Alabama 4th District
The Appalachian Mountains’ corduroy ridges, dividing the Atlantic coast from the interior, are America’s coal-and-steel industrial spine, from the black coal country of western Pennsylvania to the red hill country of northern Alabama. Here rose America’s two premier steel cities, Pittsburgh and Birmingham. Around both, and for many miles in between them, is countryside settled by feisty Scots-Irish farmers in the years between the Revolution and the Civil War. In valley land accessible to railroads, great steel factories were built in the 80 years after the Civil War, along with smaller factories that produced underwear and tires, glass and chemicals, socks and butchered chickens. Northern Alabama was solidly Democratic through the 1950s. It was populist on economics, conservative on cultural issues. Since then, the region has moved toward the Republicans, even though it has benefited from massive federal public works programs. The movement is most pronounced in counties close to Birmingham and along the interstates.
2008 Presidential Vote
|Cook Partisan Voting Index|
Alabama’s 4th Congressional District is a collection of small towns—Cullman, Jasper, Russellville, Fort Payne, and Albertville. The last is the home of a military helicopter plant and other aerospace facilities. Gritty Gadsden (pop. 37,000) is the biggest city, with a large Goodyear tire plant built in 1929. Sandwiched between Huntsville to the north and Birmingham to the south, the 4th District crosses the state and the Appalachian ridges, from the Georgia state line to the Mississippi state line.
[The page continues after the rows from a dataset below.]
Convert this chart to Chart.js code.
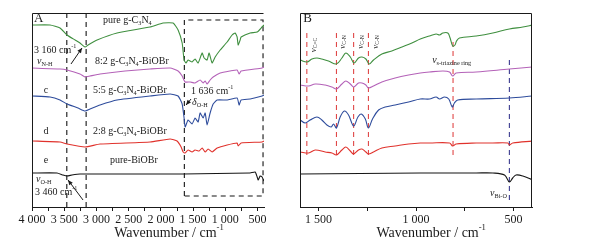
<!DOCTYPE html>
<html lang="en">
<head>
<meta charset="UTF-8">
<title>FTIR spectra</title>
<script src="https://cdn.jsdelivr.net/npm/chart.js"></script>
<style>
    body { margin: 0; background: #ffffff; }
    #wrap { position: relative; width: 591px; height: 251px; }
    #wrap canvas { position: absolute; top: 0; }
    #chartA { left: 0; }
    #chartB { left: 290px; }
</style>
</head>
<body>
<div id="wrap">
    <canvas id="chartA" width="290" height="251"></canvas>
    <canvas id="chartB" width="301" height="251"></canvas>
</div>
<script>
// ---- panel A: 4000-400 cm-1, [wavenumber, transmittance (a.u., offset)] ----
const greenA = [[4000,182],[3720,182],[3565,179],[3457,172],[3332,167],[3255,164],[3177,160],[3130,162],[2990,167],[2680,174],[2168,180],[1966,184],[1810,184],[1733,177],[1670,164],[1640,147],[1610,144],[1578,147],[1516,145],[1470,148],[1422,144],[1360,154],[1329,149],[1283,147],[1252,154],[1205,144],[1158,150],[1080,157],[972,165],[895,172],[848,174],[817,170],[801,162],[770,167],[755,170],[615,174],[506,175],[430,180],[400,182]];
const pinkA = [[4000,139],[3565,138],[3457,137],[3255,133],[3177,130],[3100,131],[2944,133],[2556,136],[2168,138],[1857,139],[1733,136],[1670,131],[1624,125],[1546,125],[1470,124],[1391,127],[1344,124],[1313,126],[1283,123],[1236,127],[1189,130],[1080,134],[925,136],[817,137],[786,133],[755,136],[430,139],[400,140]];
const blueA = [[4000,111],[3720,110],[3565,107],[3457,103],[3286,99],[3177,96],[3100,98],[2944,102],[2680,107],[2168,111],[1857,113],[1733,111],[1670,103],[1640,89],[1624,80],[1578,87],[1516,83],[1470,89],[1422,85],[1391,94],[1344,89],[1313,94],[1283,82],[1236,94],[1189,103],[1127,107],[972,107],[817,109],[786,102],[755,107],[615,108],[430,111],[400,112]];
const redA = [[4000,66],[3565,65],[3457,63],[3177,60],[2944,63],[2168,65],[1857,68],[1749,66],[1686,60],[1655,55],[1624,54],[1578,57],[1516,55],[1470,57],[1407,56],[1360,59],[1313,55],[1267,58],[1205,55],[1127,59],[972,62],[817,64],[801,61],[755,64],[430,65],[400,66]];
const blackA = [[4000,34],[3612,34],[3519,32],[3457,31],[3380,32],[3255,33],[2168,33],[1655,33],[615,34],[537,35],[506,30],[490,27],[460,31],[430,30],[400,26]];
const marksA = [3460, 3160];
const boxAx = [1636, 415];
const boxAy = [11, 187];
const ticksA = [4000, 3500, 3000, 2500, 2000, 1500, 1000, 500];
const tickLabelsA = ['4 000', '3 500', '3 000', '2 500', '2 000', '1 500', '1 000', '500'];

// ---- panel B: 1595-405 cm-1 ----
const greenB = [[1594,147],[1559,145],[1534,148],[1508,149],[1483,148],[1449,146],[1408,143],[1380,149],[1360,154],[1337,150],[1318,144],[1295,149],[1277,150],[1257,148],[1240,143],[1218,147],[1175,153],[1124,156],[1072,160],[1021,164],[978,168],[931,171],[897,173],[879,172],[862,174],[837,174],[825,169],[812,161],[800,162],[792,166],[777,169],[691,171],[606,174],[521,178],[452,180],[401,182]];
const pinkB = [[1594,122],[1551,121],[1517,123],[1466,122],[1431,120],[1408,118],[1380,123],[1360,126],[1337,123],[1320,120],[1295,124],[1277,124],[1257,122],[1244,119],[1218,121],[1175,125],[1107,129],[1038,132],[978,134],[931,135],[862,136],[828,135],[812,131],[794,134],[691,135],[521,138],[401,140]];
const blueB = [[1594,87],[1568,84],[1543,87],[1508,90],[1483,87],[1457,82],[1435,80],[1423,83],[1408,79],[1389,90],[1367,96],[1346,92],[1320,81],[1298,90],[1281,93],[1260,88],[1244,79],[1223,88],[1192,97],[1158,100],[1107,102],[1038,105],[978,108],[931,108],[897,110],[879,108],[854,110],[832,108],[814,100],[803,104],[786,107],[691,108],[521,109],[401,111]];
const redB = [[1594,55],[1551,54],[1517,57],[1466,55],[1431,54],[1408,52],[1380,57],[1360,60],[1337,56],[1320,53],[1295,57],[1277,58],[1257,55],[1244,53],[1218,55],[1175,59],[1107,61],[1038,63],[978,64],[931,64],[828,64],[812,61],[794,63],[691,64],[606,64],[529,64],[521,62],[504,64],[401,66]];
const blackB = [[1594,33],[978,34],[691,34],[606,34],[546,32],[521,25],[504,29],[487,32],[452,31],[401,27]];
const marksB = [1560, 1408, 1320, 1244];
const markTriazine = 810;
const markBiO = 521;
const ticksB = [1500, 1000, 500];
const tickLabelsB = ['1 500', '1 000', '500'];

const SERIF = '"Liberation Serif", "DejaVu Serif", serif';
const INK = '#1a1a1a';

function pts(arr) { return arr.map(p => ({ x: p[0], y: p[1] })); }
function vline(x, y0, y1) { return [{ x: x, y: y0 }, { x: x, y: y1 }]; }

function spectrum(arr, color, tension) {
    return { data: pts(arr), borderColor: color, borderWidth: 1.1, pointRadius: 0, showLine: true, tension: tension, fill: false };
}
function dashed(data, color) {
    return { data: data, borderColor: color, borderWidth: 1.1, borderDash: [5, 4], pointRadius: 0, showLine: true, tension: 0, fill: false };
}

// text with _{sub} and ^{sup}, greek letters italic
function drawRich(ctx, str, x, y, size, align) {
    const parts = [];
    const re = /([_^])\{([^}]*)\}/g;
    let last = 0, m;
    while ((m = re.exec(str))) {
        if (m.index > last) parts.push([str.slice(last, m.index), '']);
        parts.push([m[2], m[1]]);
        last = re.lastIndex;
    }
    if (last < str.length) parts.push([str.slice(last), '']);
    const segs = [];
    parts.forEach(p => {
        p[0].split(/([νδ])/).forEach(s => { if (s) segs.push({ t: s, k: p[1], it: /[νδ]/.test(s) }); });
    });
    const fontFor = s => (s.it ? 'italic ' : '') + (s.k ? size * 0.62 : size) + 'px ' + SERIF;
    let w = 0;
    segs.forEach(s => { ctx.font = fontFor(s); s.w = ctx.measureText(s.t).width; w += s.w; });
    let cx = align === 'center' ? x - w / 2 : align === 'right' ? x - w : x;
    ctx.textAlign = 'left';
    ctx.textBaseline = 'middle';
    segs.forEach(s => {
        ctx.font = fontFor(s);
        const dy = s.k === '_' ? size * 0.3 : s.k === '^' ? -size * 0.35 : 0;
        ctx.fillText(s.t, cx, y + dy);
        cx += s.w;
    });
}

function arrow(ctx, x1, y1, x2, y2) {
    ctx.beginPath(); ctx.moveTo(x1, y1); ctx.lineTo(x2, y2); ctx.stroke();
    const a = Math.atan2(y2 - y1, x2 - x1), L = 5, W = 2.2;
    ctx.beginPath();
    ctx.moveTo(x2, y2);
    ctx.lineTo(x2 - L * Math.cos(a) + W * Math.sin(a), y2 - L * Math.sin(a) - W * Math.cos(a));
    ctx.lineTo(x2 - L * Math.cos(a) - W * Math.sin(a), y2 - L * Math.sin(a) + W * Math.cos(a));
    ctx.closePath(); ctx.fill();
}

function notesPlugin(notes, arrows, titleX, fullBox) {
    return {
        id: 'notes',
        afterDatasetsDraw(chart) {
            const { ctx, chartArea: a, scales: { x, y } } = chart;
            ctx.save();
            ctx.strokeStyle = INK;
            ctx.fillStyle = INK;
            ctx.lineWidth = 1;
            ctx.beginPath();
            ctx.moveTo(a.left + 0.5, a.bottom);
            ctx.lineTo(a.left + 0.5, a.top + 0.5);
            ctx.lineTo(a.right - 0.5, a.top + 0.5);
            if (fullBox) ctx.lineTo(a.right - 0.5, a.bottom);
            ctx.stroke();
            notes.forEach(n => {
                const px = x.getPixelForValue(n.x), py = y.getPixelForValue(n.y);
                if (n.rot) {
                    ctx.save();
                    ctx.translate(px, py);
                    ctx.rotate(-Math.PI / 2);
                    drawRich(ctx, n.t, 0, 0, n.size || 10, 'center');
                    ctx.restore();
                } else {
                    drawRich(ctx, n.t, px, py, n.size || 10, n.align || 'left');
                }
            });
            arrows.forEach(r => {
                arrow(ctx, x.getPixelForValue(r[0]), y.getPixelForValue(r[1]), x.getPixelForValue(r[2]), y.getPixelForValue(r[3]));
            });
            drawRich(ctx, 'Wavenumber / cm^{-1}', x.getPixelForValue(titleX), 233, 14, 'center');
            ctx.restore();
        }
    };
}

function xAxis(min, max, majors, labels, step) {
    const all = [];
    for (let v = majors[0]; v >= majors[majors.length - 1]; v -= step) all.push(v);
    return {
        type: 'linear', reverse: true, min: min, max: max,
        afterBuildTicks: s => { s.ticks = all.map(v => ({ value: v })); },
        afterFit: s => { s.height = 44; },
        ticks: {
            autoSkip: false, maxRotation: 0, padding: 2, color: INK,
            font: { family: SERIF, size: 12 },
            callback: v => { const i = majors.indexOf(v); return i >= 0 ? labels[i] : ''; }
        },
        grid: { drawOnChartArea: false, tickLength: 4, color: INK, lineWidth: 1 },
        border: { color: INK, width: 1 }
    };
}

function baseOptions(padding, xScale) {
    return {
        responsive: false, animation: false, devicePixelRatio: 1,
        layout: { padding: padding },
        plugins: { legend: { display: false }, tooltip: { enabled: false } },
        scales: { x: xScale, y: { display: false, min: 0, max: 194 } }
    };
}

const notesA = [
    { t: 'A', x: 3969, y: 188, size: 13 },
    { t: 'pure g-C_{3}N_{4}', x: 2898, y: 187 },
    { t: '3 160 cm^{-1}', x: 3969, y: 157 },
    { t: 'ν_{N-H}', x: 3922, y: 146 },
    { t: '8:2 g-C_{3}N_{4}-BiOBr', x: 3022, y: 146 },
    { t: 'c', x: 3783, y: 117, align: 'center' },
    { t: '5:5 g-C_{3}N_{4}-BiOBr', x: 3053, y: 117 },
    { t: '1 636 cm^{-1}', x: 1532, y: 116 },
    { t: 'δ_{O-H}', x: 1517, y: 105 },
    { t: 'd', x: 3783, y: 76, align: 'center' },
    { t: '2:8 g-C_{3}N_{4}-BiOBr', x: 3053, y: 76 },
    { t: 'e', x: 3783, y: 47, align: 'center' },
    { t: 'pure-BiOBr', x: 2789, y: 47 },
    { t: 'ν_{O-H}', x: 3938, y: 28 },
    { t: '3 460 cm^{-1}', x: 3953, y: 15 }
];
const arrowsA = [[3395, 143, 3224, 159], [3208, 7, 3441, 27], [1532, 108, 1610, 102]];

const notesB = [
    { t: 'B', x: 1578, y: 188, size: 13 },
    { t: 'ν_{C=C}', x: 1527, y: 162, rot: true, size: 9 },
    { t: 'ν_{C-N}', x: 1378, y: 165, rot: true, size: 9 },
    { t: 'ν_{C-N}', x: 1286, y: 165, rot: true, size: 9 },
    { t: 'ν_{C-N}', x: 1209, y: 165, rot: true, size: 9 },
    { t: 'ν_{s-triazine ring}', x: 917, y: 147, size: 10 },
    { t: 'ν_{Bi-O}', x: 620, y: 14, size: 10 }
];

const GREEN = '#3f8f3f', PINK = '#b462b8', BLUE = '#2e4c9c', RED = '#e0322c', BLACK = '#151515';
const DRED = '#e04848', DBLUE = '#3c3c90';

const boxData = [
    { x: boxAx[0], y: boxAy[0] }, { x: boxAx[0], y: boxAy[1] }, { x: boxAx[1], y: boxAy[1] },
    { x: boxAx[1], y: boxAy[0] }, { x: boxAx[0], y: boxAy[0] }
];

new Chart(document.getElementById('chartA').getContext('2d'), {
    type: 'scatter',
    data: {
        datasets: [
            spectrum(greenA, GREEN, 0.15),
            spectrum(pinkA, PINK, 0.15),
            spectrum(blueA, BLUE, 0.15),
            spectrum(redA, RED, 0.15),
            spectrum(blackA, BLACK, 0.15)
        ].concat(marksA.map(v => dashed(vline(v, 0, 194), BLACK)))
         .concat([dashed(boxData, BLACK)])
    },
    options: baseOptions({ left: 32, right: 26, top: 13, bottom: 0 }, xAxis(400, 4000, ticksA, tickLabelsA, 250)),
    plugins: [notesPlugin(notesA, arrowsA, 1874, false)]
});

new Chart(document.getElementById('chartB').getContext('2d'), {
    type: 'scatter',
    data: {
        datasets: [
            spectrum(greenB, GREEN, 0.35),
            spectrum(pinkB, PINK, 0.35),
            spectrum(blueB, BLUE, 0.35),
            spectrum(redB, RED, 0.35),
            spectrum(blackB, BLACK, 0.35)
        ].concat(marksB.map(v => dashed(vline(v, 174, 49), DRED)))
         .concat([dashed(vline(markTriazine, 165, 49), DRED), dashed(vline(markBiO, 147, 4), DBLUE)])
    },
    options: baseOptions({ left: 10, right: 59, top: 13, bottom: 0 }, xAxis(405, 1595, ticksB, tickLabelsB, 250)),
    plugins: [notesPlugin(notesB, [], 922, true)]
});
</script>
</body>
</html>
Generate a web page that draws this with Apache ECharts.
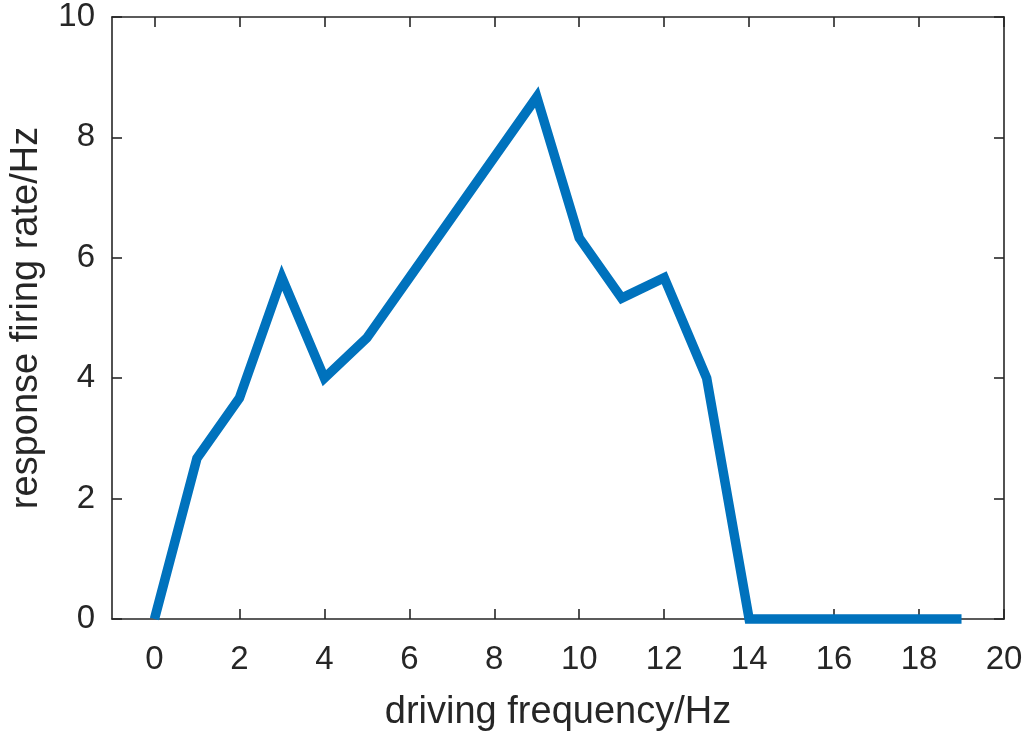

Decades of coal mining scarred 150 square miles of landscape, about one-fourth of which has been reclaimed. This is Alabama’s premier Scots-Irish district, with the lowest African-American percentage of the state’s seven congressional districts. Though family income is low and poverty above national averages, high marriage rates give some social stability. There are few vestiges of its Democratic heritage. George Bush won here with 71% in 2004. John McCain won many of these counties with over 70% of the vote in 2008.